Critics such as James Walters, a partner at Fisher & Phillips, say that the EFCA drastically changes the balance of power between unions and management and that a card check is substantially more likely than an election to result in union representation.

“Just as the typical prosecutor can 'indict a ham sandwich,' the typical union organizer can get an employee to sign an authorization card, especially if the organizer has other union officials or pro-union employees with him,” he says.

Appleby is of the same mind.

“Peer pressure and intimidation are effective tools in the card-check process,” he says. “Where a secret ballot exists, employees are free to vote as they wish regardless of what they tell their peers about their intentions.”

Critics also argue that the EFCA aggravates the shortcomings of the card-check process by allowing unions to campaign for certification without having to notify the employer.

“Employers in industries or geographic areas that are predominantly non-union, particularly smaller employers, may find that an organizing campaign takes them by surprise,” Appleby says.

And if that occurs, employers may have insufficient time to give workers their side of the story.

“Free choice suggests an informed choice,” says John Raudabaugh, a labor partner with Baker & McKenzie. “The EFCA effectively restricts the dissemination of information that makes a truly informed choice possible.”

Contractual Obligations

However offensive the effective elimination of the secret ballot may be to the EFCA's critics, there are many who suggest the provisions forcing a first contract on the parties by way of binding arbitration are even more draconian.

Current law merely requires employers to bargain in good faith with unions: it doesn't require employers to agree to any of the terms a union demands.

“The union can resort to economic pressure such as a strike, but ultimately management still decides what it will pay and how it will run its business,” Hankins says. “This would change if the EFCA becomes law.”

Under the proposed legislation either party can insist upon mediation by the Federal Mediation and Conciliation Service if they do not agree on a contract within 90 days. If mediation does not succeed within 30 days, a panel of arbitrators can pick and choose from the terms of the parties' competing proposals and create a contract that both sides must comply with for two years.

“In other words, a company would have 120 days to make a deal with a new union, failing which an arbitrator who is not accountable to shareholders would decide such key items as wages, benefits, efficiency standards and other workplace issues,” says Richard Hankins, a partner with Kilpatrick Stockton. “Companies are looking at the prospect of losing fiscal control over their enterprise.”

Quite apart from the conceptual failings of binding arbitrations, the 120-day period may be unrealistic.

“Most first contracts take 6 to 12 months to negotiate,” Appleby says. “In some cases, the union hasn't even made its initial offer in 120 days.”

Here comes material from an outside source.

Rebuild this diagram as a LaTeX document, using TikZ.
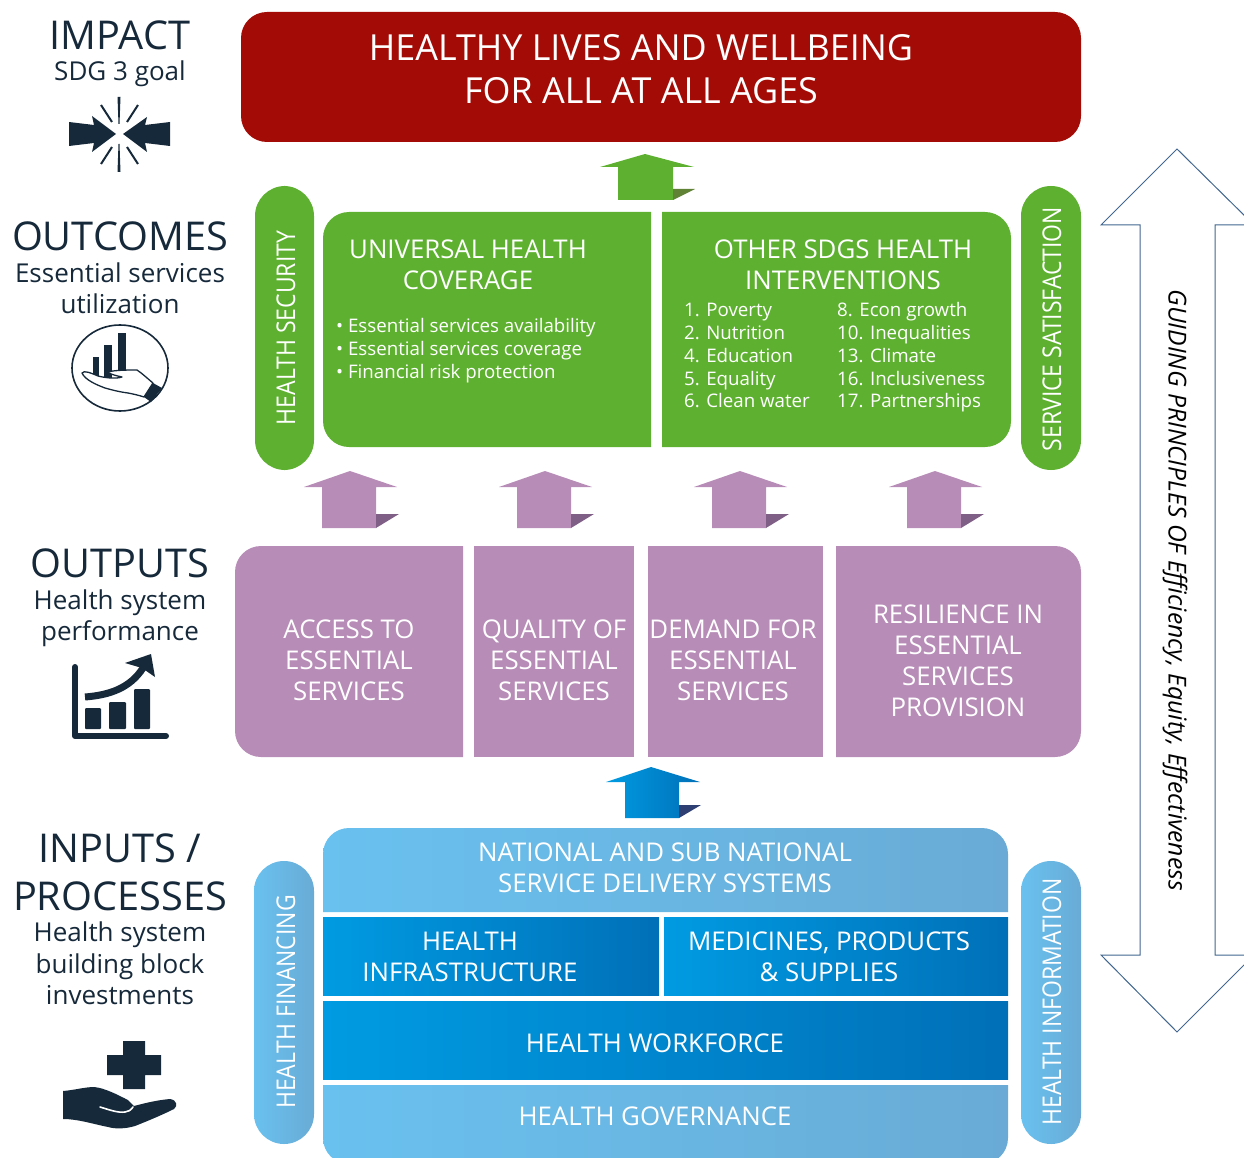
\documentclass[tikz,border=0pt]{standalone}
\usepackage{fontspec}
\setmainfont{Open Sans}
\definecolor{navy}{HTML}{16293A}
\definecolor{redbox}{HTML}{A30C06}
\definecolor{greenbox}{HTML}{5EB130}
\definecolor{greenshade}{HTML}{5F8235}
\definecolor{purplebox}{HTML}{B78CB7}
\definecolor{purpleshade}{HTML}{7F5F85}
\definecolor{lightblueA}{HTML}{69C1EF}
\definecolor{lightblueB}{HTML}{69ABD6}
\definecolor{deepblueA}{HTML}{009BE2}
\definecolor{deepblueB}{HTML}{0070B8}
\definecolor{blueshade}{HTML}{2E3F73}
\definecolor{arrowline}{HTML}{41668F}
\tikzset{
 heading/.style={text=navy,font=\fontsize{39.7}{39.7}\selectfont,inner sep=0pt},
 subheading/.style={text=navy,font=\fontsize{26}{31.5}\selectfont,align=center,inner sep=0pt},
 boxlabel/.style={text=white,font=\fontsize{25.8}{31}\selectfont,align=center,inner sep=0pt},
 sidelabel/.style={boxlabel,rotate=90,xscale=.89},
 listlabel/.style={text=white,font=\fontsize{18.7}{18.7}\selectfont,anchor=base west,inner sep=0pt},
 lightblue/.style={left color=lightblueA,right color=lightblueB},
 deepblue/.style={left color=deepblueA,right color=deepblueB},
}
\begin{document}
\begin{tikzpicture}[x=1pt,y=-1pt]
\useasboundingbox (0,0) rectangle (1244,1158);
\clip (0,0) rectangle (1244,1158);
% big arrow on the right
\draw[arrowline,fill=white,line width=1pt] (1177,149) -- (1254,225) -- (1215,225) -- (1215,955) -- (1254,955) -- (1177,1032) -- (1101,955) -- (1140,955) -- (1140,225) -- (1101,225) -- cycle;
\node[rotate=-90,text=black,inner sep=0pt,font=\fontsize{24.7}{24.7}\selectfont\itshape] (principles) at (1175,590) {GUIDING PRINCIPLES OF Efficiency, Equity, Effectiveness};
% impact
\fill[redbox,rounded corners=26pt] (241,12) rectangle (1081,142);
\node[boxlabel,font=\fontsize{35.9}{43}\selectfont] (impactbox) at (641,69) {HEALTHY LIVES AND WELLBEING\\FOR ALL AT ALL AGES};
\fill[greenbox] (645,154) -- (694,167) -- (673,167) -- (673,200) -- (618,200) -- (618,167) -- (600,167) -- cycle;
\fill[greenshade] (673,189) -- (695,189) -- (673,200) -- cycle;
% outcomes
\fill[greenbox,rounded corners=30pt] (255,186) rectangle (314,470);
\fill[greenbox,rounded corners=30pt] (1021,186) rectangle (1081,470);
\fill[greenbox] (651,212) [rounded corners=26pt] -- (323,212) -- (323,447) [sharp corners] -- (651,447) -- cycle;
\fill[greenbox] (662,212) [rounded corners=26pt] -- (1011,212) -- (1011,447) [sharp corners] -- (662,447) -- cycle;
\node[sidelabel] (security) at (286,328) {HEALTH SECURITY};
\node[sidelabel] (satisfaction) at (1052,329) {SERVICE SATISFACTION};
\node[boxlabel] (uhc) at (468,265) {UNIVERSAL HEALTH\\COVERAGE};
\node[boxlabel] (sdgs) at (843,265) {OTHER SDGS HEALTH\\INTERVENTIONS};
\node[listlabel] (uhca) at (336,332.5) {\textbullet\ Essential services availability};
\node[listlabel] (uhcb) at (336,355.5) {\textbullet\ Essential services coverage};
\node[listlabel] (uhcc) at (336,378.5) {\textbullet\ Financial risk protection};
\node[listlabel] (sdga) at (684,316.5) {1. Poverty};
\node[listlabel] (sdgb) at (684,339.5) {2. Nutrition};
\node[listlabel] (sdgc) at (684,362.5) {4. Education};
\node[listlabel] (sdgd) at (684,385.5) {5. Equality};
\node[listlabel] (sdge) at (684,407.5) {6. Clean water};
\node[listlabel] (sdgf) at (837,316.5) {8. Econ growth};
\node[listlabel] (sdgg) at (837,339.5) {10. Inequalities};
\node[listlabel] (sdgh) at (837,362.5) {13. Climate};
\node[listlabel] (sdgi) at (837,385.5) {16. Inclusiveness};
\node[listlabel] (sdgj) at (837,407.5) {17. Partnerships};
% outputs
\foreach\xpos in {350,545,740,935}{
 \fill[purplebox] (\xpos,471) -- (\xpos+47,487) -- (\xpos+26,487) -- (\xpos+26,528) -- (\xpos-28,528) -- (\xpos-28,487) -- (\xpos-46,487) -- cycle;
 \fill[purpleshade] (\xpos+26,514) -- (\xpos+49,514) -- (\xpos+26,528) -- cycle;
}
\fill[purplebox] (463,546) [rounded corners=26pt] -- (235,546) -- (235,757) [sharp corners] -- (463,757) -- cycle;
\fill[purplebox] (474,546) rectangle (634,757);
\fill[purplebox] (648,546) rectangle (823,757);
\fill[purplebox] (836,546) [rounded corners=26pt] -- (1081,546) -- (1081,757) [sharp corners] -- (836,757) -- cycle;
\node[boxlabel] (access) at (349,660.5) {ACCESS TO\\ESSENTIAL\\SERVICES};
\node[boxlabel] (quality) at (554,660.5) {QUALITY OF\\ESSENTIAL\\SERVICES};
\node[boxlabel] (demand) at (733,660.5) {DEMAND FOR\\ESSENTIAL\\SERVICES};
\node[boxlabel] (resilience) at (958,661) {RESILIENCE IN\\ESSENTIAL\\SERVICES\\PROVISION};
% inputs
\shade[deepblue] (625,818) -- (625,782) -- (606,782) -- (651,767) -- (700,782) -- (679,782) -- (679,818) -- cycle;
\fill[blueshade] (679,805) -- (701,805) -- (679,818) -- cycle;
\shade[lightblue,rounded corners=30pt] (254,861) rectangle (314,1144);
\shade[lightblue,rounded corners=30pt] (1021,861) rectangle (1081,1144);
\shade[lightblue] (323,912) [rounded corners=26pt] -- (323,828) -- (1008,828) [sharp corners] -- (1008,912) -- cycle;
\shade[deepblue] (323,917) rectangle (659,995);
\shade[deepblue] (664,917) rectangle (1008,995);
\shade[deepblue] (323,1001) rectangle (1008,1079);
\shade[lightblue] (323,1085) [rounded corners=26pt] -- (323,1164) -- (1008,1164) [sharp corners] -- (1008,1085) -- cycle;
\node[sidelabel] (financing) at (286,1002) {HEALTH FINANCING};
\node[sidelabel] (information) at (1052,1002) {HEALTH INFORMATION};
\node[boxlabel] (delivery) at (665,868) {NATIONAL AND SUB NATIONAL\\SERVICE DELIVERY SYSTEMS};
\node[boxlabel] (infrastructure) at (470,957) {HEALTH\\INFRASTRUCTURE};
\node[boxlabel] (medicines) at (829,957) {MEDICINES, PRODUCTS\\\& SUPPLIES};
\node[boxlabel] (workforce) at (655,1043) {HEALTH WORKFORCE};
\node[boxlabel] (governance) at (655,1116) {HEALTH GOVERNANCE};
% left column
\node[heading] (impact) at (120,35.5) {IMPACT};
\node[subheading] (impactsub) at (120,74) {SDG 3 goal};
\node[heading] (outcomes) at (120,236) {OUTCOMES};
\node[subheading] (outcomessub) at (120,288) {Essential services\\utilization};
\node[heading] (outputs) at (120,563.5) {OUTPUTS};
\node[subheading] (outputssub) at (120,618) {Health system\\performance};
\node[heading,align=center,font=\fontsize{39.7}{48}\selectfont] (inputs) at (120,872.5) {INPUTS /\\PROCESSES};
\node[subheading] (inputssub) at (120,963.5) {Health system\\building block\\investments};
% impact icon
\fill[navy] (116,134) -- (92,116) -- (94,125) -- (69,122) -- (69,146) -- (94,143) -- (92,152) -- cycle;
\fill[navy] (123,134) -- (147,117) -- (145,125) -- (170,122) -- (170,146) -- (145,143) -- (147,152) -- cycle;
\fill[navy] (117.5,97) -- (120.5,97) -- (119.5,124) -- (118.5,124) -- cycle;
\fill[navy] (117.5,172) -- (120.5,172) -- (119.5,144) -- (118.5,144) -- cycle;
\foreach\xa/\ya/\xb/\yb in {101/105/112/122,138/105/127/122,101/164/112/147,138/164/127/147}{
 \draw[navy,line width=2pt] (\xa,\ya) -- (\xb,\yb);
}
% outcomes icon
\draw[navy,line width=1.6pt] (120,368) ellipse (48 and 43);
\fill[navy] (92.7,357) rectangle (99.3,378);
\fill[navy] (104.3,345) rectangle (111.7,378);
\fill[navy] (118.3,333) rectangle (126,374);
\draw[navy,fill=white,line width=1.3pt,line join=round] (82,373) .. controls (84,370) and (91,373) .. (98,376) .. controls (106,378) and (116,379) .. (122,377) .. controls (118,376) and (112,375) .. (107,372) .. controls (116,370) and (128,370) .. (137,370) .. controls (143,374) and (148,379) .. (153,383) -- (144,397) .. controls (138,395) and (133,394) .. (128,393) .. controls (120,392) and (112,390) .. (105,388) .. controls (97,385) and (85,380) .. (82,373) -- cycle;
\fill[navy] (153,383) -- (162,388) -- (151,402) -- (144,397) -- cycle;
% outputs icon
\draw[navy,line width=6pt,line cap=round,line join=round] (75,667) -- (75,736) -- (166,736);
\foreach\xa/\xb/\ya in {85/101/708,109/126/702,134/150/689}{
 \fill[navy,rounded corners=1pt] (\xa,\ya) rectangle (\xb,729);
}
\draw[navy,line width=7pt] (85,697) .. controls (110,695) and (130,688) .. (143,668);
\fill[navy] (151,654) -- (155,677) -- (142,668) -- (125,663) -- cycle;
% inputs icon
\fill[navy] (123,1041) -- (145,1041) -- (145,1055) -- (161,1055) -- (161,1075) -- (145,1075) -- (145,1089) -- (123,1089) -- (123,1075) -- (107,1075) -- (107,1055) -- (123,1055) -- cycle;
\fill[navy] (63,1091) .. controls (75,1090) and (85,1087) .. (94,1087) .. controls (105,1088) and (118,1095) .. (128,1100) -- (134,1106) .. controls (145,1103) and (158,1100) .. (170,1099) .. controls (177,1100) and (178,1106) .. (174,1109) .. controls (160,1116) and (145,1122) .. (135,1126) .. controls (125,1129) and (115,1129) .. (108,1127) .. controls (93,1124) and (78,1119) .. (63,1119) -- cycle;
\draw[white,line width=1.6pt,line cap=round] (100,1107) .. controls (110,1110) and (118,1113) .. (125,1112) .. controls (128,1112) and (131,1110) .. (133,1107);
\end{tikzpicture}
\end{document}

Under the EFCA, employers also lose the bargaining advantage that comes with the threat of decertification. Under current law, employees may apply to decertify a union if good-faith negotiations have not produced a first contract within a year.

“Instead, unions can wait out an employer that takes a hardball position because they know they're likely to get more from an arbitration,” Appleby says.

Fortunately for corporations, the prospects for the EFCA are uncertain.

The Bush Veto

House Democrats put the EFCA on a fast track, pushing it through in less than a month. At press time Senator Ted Kennedy was set to introduce the bill in the Senate.

“The EFCA has enough votes to pass, but it may be subject to filibustering,” Raudabaugh says.

Even if the Senate passes the bill, President Bush has made it clear he will veto it, and most observers believe there is insufficient support in Congress to override his veto. Still, the current battle may just be a preliminary round.

“The law's supporters are OK with a scenario that doesn't envisage passage of the bill in this Congress,” Raudabaugh says. “They're mostly interested in just getting it up front and having the issues vetted so that it will move straight through on a fast track for a Democratic president to sign.”

If and when that occurs, many companies that have grown complacent about union organizing efforts will have to cope with a re-energized labor movement.

“Less than 7.5 percent of the American workforce is unionized and even that tends to be concentrated in certain sectors such as transportation,” Raudabaugh says. “That's why there are few tried-and-true labor lawyers.”

And that's also why there may be a sharp learning curve for the many in-house attorneys unfamiliar with the vagaries of dealing with ambitious unions.